TO DO
Locate and copy each line in the data that contains the word "chart".

——

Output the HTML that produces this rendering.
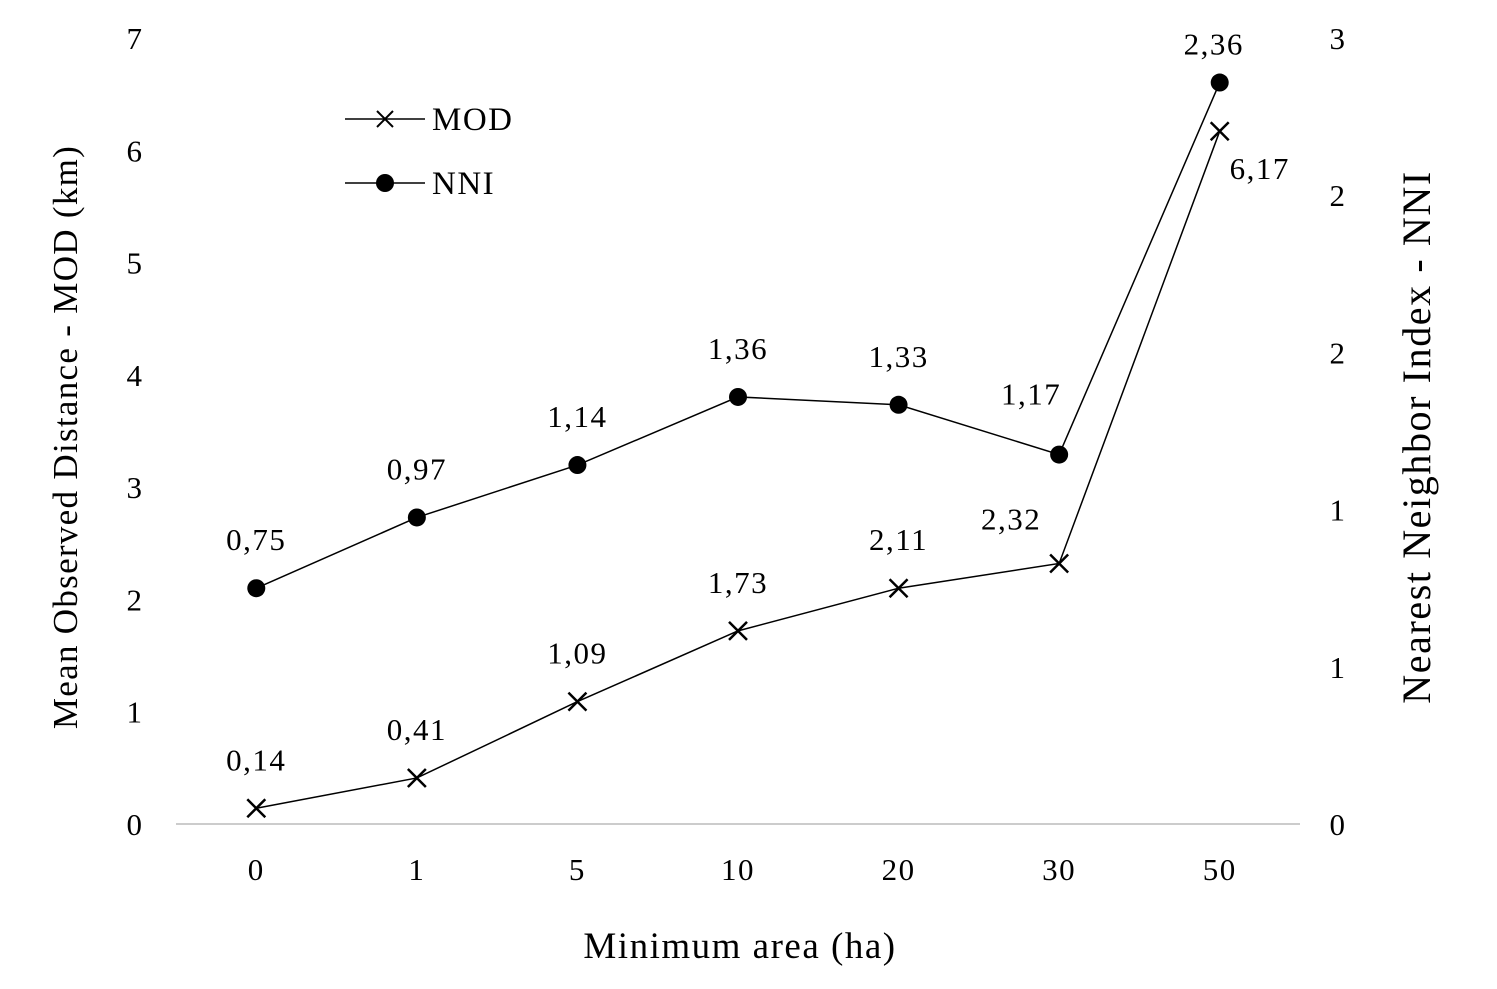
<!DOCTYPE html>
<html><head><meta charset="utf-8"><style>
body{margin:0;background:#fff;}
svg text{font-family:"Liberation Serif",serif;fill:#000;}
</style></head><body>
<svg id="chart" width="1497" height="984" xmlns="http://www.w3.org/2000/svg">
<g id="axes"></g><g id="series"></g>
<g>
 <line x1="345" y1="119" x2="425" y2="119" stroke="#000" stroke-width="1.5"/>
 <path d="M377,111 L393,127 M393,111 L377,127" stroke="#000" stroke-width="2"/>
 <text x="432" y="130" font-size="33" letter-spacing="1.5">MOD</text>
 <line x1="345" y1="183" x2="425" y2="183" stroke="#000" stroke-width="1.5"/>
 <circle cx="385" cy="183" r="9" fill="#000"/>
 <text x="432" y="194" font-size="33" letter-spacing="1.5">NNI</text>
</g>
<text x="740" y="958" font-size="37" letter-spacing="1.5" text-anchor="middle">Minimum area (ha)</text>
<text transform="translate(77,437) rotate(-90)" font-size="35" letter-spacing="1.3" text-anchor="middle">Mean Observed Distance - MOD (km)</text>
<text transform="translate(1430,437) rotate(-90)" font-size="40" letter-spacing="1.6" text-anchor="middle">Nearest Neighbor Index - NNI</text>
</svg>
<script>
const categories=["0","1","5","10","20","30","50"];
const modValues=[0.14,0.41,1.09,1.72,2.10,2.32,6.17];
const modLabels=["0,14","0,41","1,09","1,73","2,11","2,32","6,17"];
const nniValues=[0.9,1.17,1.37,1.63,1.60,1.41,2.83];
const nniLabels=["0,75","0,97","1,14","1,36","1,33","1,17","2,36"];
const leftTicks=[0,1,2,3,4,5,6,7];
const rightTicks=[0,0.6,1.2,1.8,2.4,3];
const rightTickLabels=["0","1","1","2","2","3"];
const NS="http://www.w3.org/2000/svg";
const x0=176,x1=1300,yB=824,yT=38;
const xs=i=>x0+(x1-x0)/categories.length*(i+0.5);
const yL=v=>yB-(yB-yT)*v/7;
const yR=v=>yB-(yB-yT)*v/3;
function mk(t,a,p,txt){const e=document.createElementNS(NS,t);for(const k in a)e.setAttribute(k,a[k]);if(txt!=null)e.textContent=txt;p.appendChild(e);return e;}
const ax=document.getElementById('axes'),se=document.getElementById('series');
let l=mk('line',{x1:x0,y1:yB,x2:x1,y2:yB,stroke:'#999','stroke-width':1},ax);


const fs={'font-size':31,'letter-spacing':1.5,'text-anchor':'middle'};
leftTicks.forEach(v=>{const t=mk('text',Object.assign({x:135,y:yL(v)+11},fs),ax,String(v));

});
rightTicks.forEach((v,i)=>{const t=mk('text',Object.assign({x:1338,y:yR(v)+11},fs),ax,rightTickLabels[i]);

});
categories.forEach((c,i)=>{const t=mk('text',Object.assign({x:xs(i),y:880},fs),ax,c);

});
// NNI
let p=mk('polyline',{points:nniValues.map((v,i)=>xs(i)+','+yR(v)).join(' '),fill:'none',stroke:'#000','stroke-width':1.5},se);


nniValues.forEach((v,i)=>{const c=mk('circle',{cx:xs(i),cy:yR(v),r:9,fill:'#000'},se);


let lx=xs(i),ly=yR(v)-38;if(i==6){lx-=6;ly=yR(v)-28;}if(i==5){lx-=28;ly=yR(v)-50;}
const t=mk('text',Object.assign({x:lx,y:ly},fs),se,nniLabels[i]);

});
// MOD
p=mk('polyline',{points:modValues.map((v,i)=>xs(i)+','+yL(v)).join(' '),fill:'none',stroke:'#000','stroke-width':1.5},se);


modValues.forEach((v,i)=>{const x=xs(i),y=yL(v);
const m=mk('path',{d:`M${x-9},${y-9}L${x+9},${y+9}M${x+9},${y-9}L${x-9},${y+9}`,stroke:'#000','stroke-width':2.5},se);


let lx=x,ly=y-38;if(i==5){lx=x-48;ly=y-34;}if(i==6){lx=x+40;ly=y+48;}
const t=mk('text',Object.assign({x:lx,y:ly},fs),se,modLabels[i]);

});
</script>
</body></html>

——

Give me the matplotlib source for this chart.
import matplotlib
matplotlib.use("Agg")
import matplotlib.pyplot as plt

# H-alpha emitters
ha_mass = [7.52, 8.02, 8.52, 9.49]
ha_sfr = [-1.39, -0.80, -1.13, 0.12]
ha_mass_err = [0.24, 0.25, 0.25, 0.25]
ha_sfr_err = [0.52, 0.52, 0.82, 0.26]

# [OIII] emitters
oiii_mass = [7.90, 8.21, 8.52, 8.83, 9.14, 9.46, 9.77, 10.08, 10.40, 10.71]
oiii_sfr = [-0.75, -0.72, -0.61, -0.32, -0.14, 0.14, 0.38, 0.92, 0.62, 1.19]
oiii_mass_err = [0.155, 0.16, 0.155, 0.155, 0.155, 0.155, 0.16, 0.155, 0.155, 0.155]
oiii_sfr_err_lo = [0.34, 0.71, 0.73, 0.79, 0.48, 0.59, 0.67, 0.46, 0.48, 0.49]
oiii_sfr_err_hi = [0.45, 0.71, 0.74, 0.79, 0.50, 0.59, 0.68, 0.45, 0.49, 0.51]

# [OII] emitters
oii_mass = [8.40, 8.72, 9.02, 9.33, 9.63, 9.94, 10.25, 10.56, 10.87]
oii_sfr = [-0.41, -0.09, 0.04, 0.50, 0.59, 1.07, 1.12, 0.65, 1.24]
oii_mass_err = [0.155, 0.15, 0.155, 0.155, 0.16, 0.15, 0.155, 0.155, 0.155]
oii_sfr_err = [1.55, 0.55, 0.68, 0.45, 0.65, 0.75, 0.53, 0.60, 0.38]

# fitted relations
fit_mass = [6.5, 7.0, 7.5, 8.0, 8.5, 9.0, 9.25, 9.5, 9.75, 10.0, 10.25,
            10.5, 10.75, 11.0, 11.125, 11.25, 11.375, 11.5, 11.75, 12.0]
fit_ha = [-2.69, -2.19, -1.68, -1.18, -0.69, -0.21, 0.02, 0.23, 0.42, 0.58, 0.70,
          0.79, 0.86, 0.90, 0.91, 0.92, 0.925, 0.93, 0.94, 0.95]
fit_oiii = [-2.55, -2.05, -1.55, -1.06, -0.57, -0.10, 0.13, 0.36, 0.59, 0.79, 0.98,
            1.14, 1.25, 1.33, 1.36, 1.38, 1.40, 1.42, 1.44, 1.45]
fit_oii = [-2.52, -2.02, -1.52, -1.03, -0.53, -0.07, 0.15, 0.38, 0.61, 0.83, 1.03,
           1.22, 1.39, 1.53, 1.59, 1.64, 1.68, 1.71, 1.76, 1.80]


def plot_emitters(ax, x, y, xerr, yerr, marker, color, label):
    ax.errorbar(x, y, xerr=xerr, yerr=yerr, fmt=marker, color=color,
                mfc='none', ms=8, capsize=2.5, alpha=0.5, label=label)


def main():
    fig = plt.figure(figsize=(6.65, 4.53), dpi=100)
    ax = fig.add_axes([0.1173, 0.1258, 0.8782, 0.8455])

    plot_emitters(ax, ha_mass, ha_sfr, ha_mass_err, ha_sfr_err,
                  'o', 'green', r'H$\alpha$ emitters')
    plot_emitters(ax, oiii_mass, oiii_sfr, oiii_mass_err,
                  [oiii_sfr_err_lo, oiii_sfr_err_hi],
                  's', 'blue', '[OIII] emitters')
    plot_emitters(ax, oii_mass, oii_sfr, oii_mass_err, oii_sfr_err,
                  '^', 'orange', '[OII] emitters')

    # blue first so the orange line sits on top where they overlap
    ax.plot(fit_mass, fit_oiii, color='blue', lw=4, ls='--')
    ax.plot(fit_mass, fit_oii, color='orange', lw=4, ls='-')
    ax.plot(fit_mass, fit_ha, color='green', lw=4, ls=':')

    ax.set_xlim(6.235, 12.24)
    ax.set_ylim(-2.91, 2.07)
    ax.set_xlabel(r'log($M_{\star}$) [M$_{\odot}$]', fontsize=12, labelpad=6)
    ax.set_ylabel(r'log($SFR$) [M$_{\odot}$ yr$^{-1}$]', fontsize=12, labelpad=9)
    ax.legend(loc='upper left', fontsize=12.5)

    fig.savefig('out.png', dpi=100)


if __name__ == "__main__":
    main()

——

RESPONSE FOR THIS EXERCISE
<svg id="chart" width="1497" height="984" xmlns="http://www.w3.org/2000/svg">
Give me the matplotlib source for this chart.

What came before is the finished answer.